Last year, the FBI received over 35,000 reports of mortgage fraud, which totaled almost $1 billion in losses. This was over 5 times the number of reports in 2003. In 2006, there were 204 federal mortgage fraud convictions, which generated $388 million in restitution and $231 million in fines.

One target of state prosecutors is mortgage fraud in the “foreclosure rescue” arena. Investment firms offer individuals facing foreclosure the opportunity sell the house to the investment firm, which rents the property back to the original owner until she or he is in a position to buy it back. Unfortunately, many of the original owners end up evicted from the properties or the investment company secretly sells the house, effectively preventing a future buyback for the original owner.
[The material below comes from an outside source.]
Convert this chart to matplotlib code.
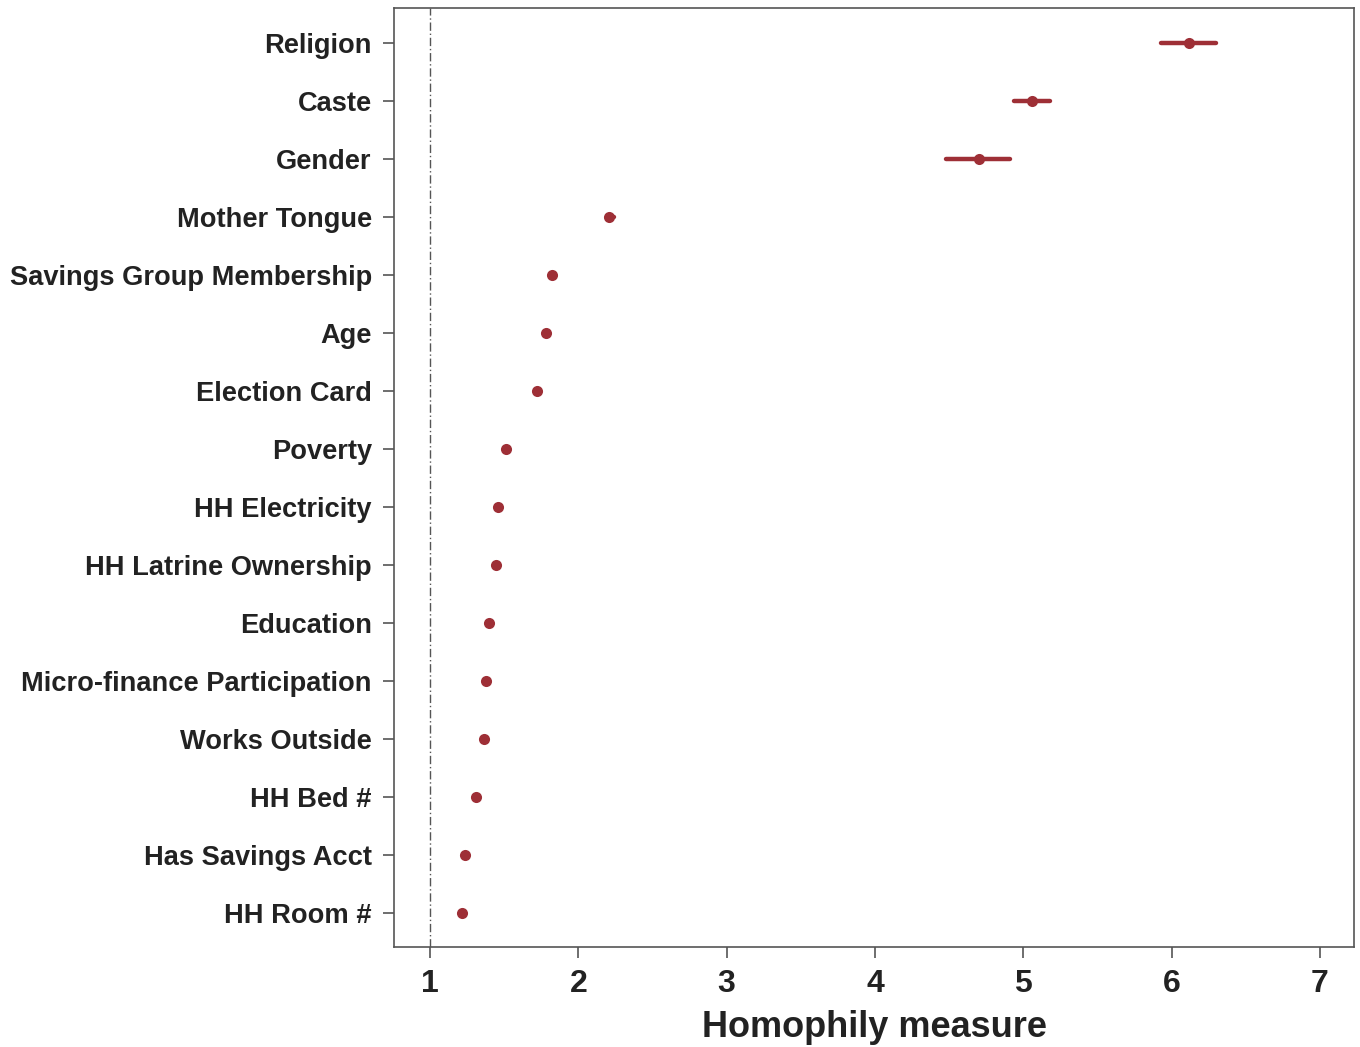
import matplotlib
matplotlib.use("Agg")
import matplotlib.pyplot as plt
import numpy as np

categories = ["Religion", "Caste", "Gender", "Mother Tongue", "Savings Group Membership",
              "Age", "Election Card", "Poverty", "HH Electricity", "HH Latrine Ownership",
              "Education", "Micro-finance Participation", "Works Outside", "HH Bed #",
              "Has Savings Acct", "HH Room #"]
estimates = [6.12, 5.06, 4.70, 2.21, 1.82, 1.78, 1.72, 1.51, 1.46, 1.445,
             1.40, 1.38, 1.364, 1.31, 1.236, 1.216]
ci_low = [5.93, 4.94, 4.48, 2.19, 1.82, 1.78, 1.72, 1.51, 1.46, 1.445,
          1.40, 1.38, 1.364, 1.31, 1.236, 1.216]
ci_high = [6.30, 5.18, 4.91, 2.24, 1.82, 1.78, 1.72, 1.51, 1.46, 1.445,
           1.40, 1.38, 1.364, 1.31, 1.236, 1.216]
xticks = [1, 2, 3, 4, 5, 6, 7]

color = "#9E2F36"
fig = plt.figure(figsize=(13.6, 10.47), dpi=100)
ax = fig.add_axes([0.2897, 0.0955, 0.7059, 0.897])

n = len(categories)
y = np.arange(n)[::-1]
ax.hlines(y, ci_low, ci_high, color=color, linewidth=3.2, capstyle="round")
ax.plot(estimates, y, "o", color=color, markersize=8, markeredgewidth=0)
ax.axvline(1, color="#555555", linestyle=(0, (6, 2, 1, 2)), linewidth=1.0)

ax.set_xlim(0.757, 7.23)
ax.set_ylim(-0.59, n - 1 + 0.6)
ax.set_yticks(y)
ax.set_yticklabels(categories, fontsize=19.6, fontweight="bold", family="Liberation Sans", color="#222222")
ax.set_xticks(xticks)
ax.set_xticklabels([str(t) for t in xticks], fontsize=23, fontweight="bold", family="Liberation Sans", color="#222222")
ax.set_xlabel("Homophily measure", fontsize=26, fontweight="bold", family="Liberation Sans", color="#222222", labelpad=8)
for s in ax.spines.values():
    s.set_color("#555555")
    s.set_linewidth(1.2)
ax.tick_params(axis="both", direction="out", length=8, width=1.2, color="#555555")
ax.tick_params(axis="y", pad=8)
ax.tick_params(axis="x", pad=8)
fig.savefig("out.png", dpi=100)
The foreclosure rescue business is becoming more active as foreclosure rates are on the rise. Yet unscrupulous investment companies are designing the “rescue” to almost ensure failure on the part of the original property owner, and the consumer loses the property all together.

7 thoughts on “Mortgage Fraud Moving up the Priority Ladder for Prosecutors

  1. Tracy

    Well if you believe that those applying for mortgages should not commit fraud, none. Just because the mortgage company isn’t more aggressive in catching it, isn’t it still the responsibility of the applicant?

    On the other hand, the lenders could do more and are doing more. I’ve got to believe that they’ve been very calculated in how much due diligence they do. It’s all about cost versus benefit, and I suspect that they’ve been doing just enough.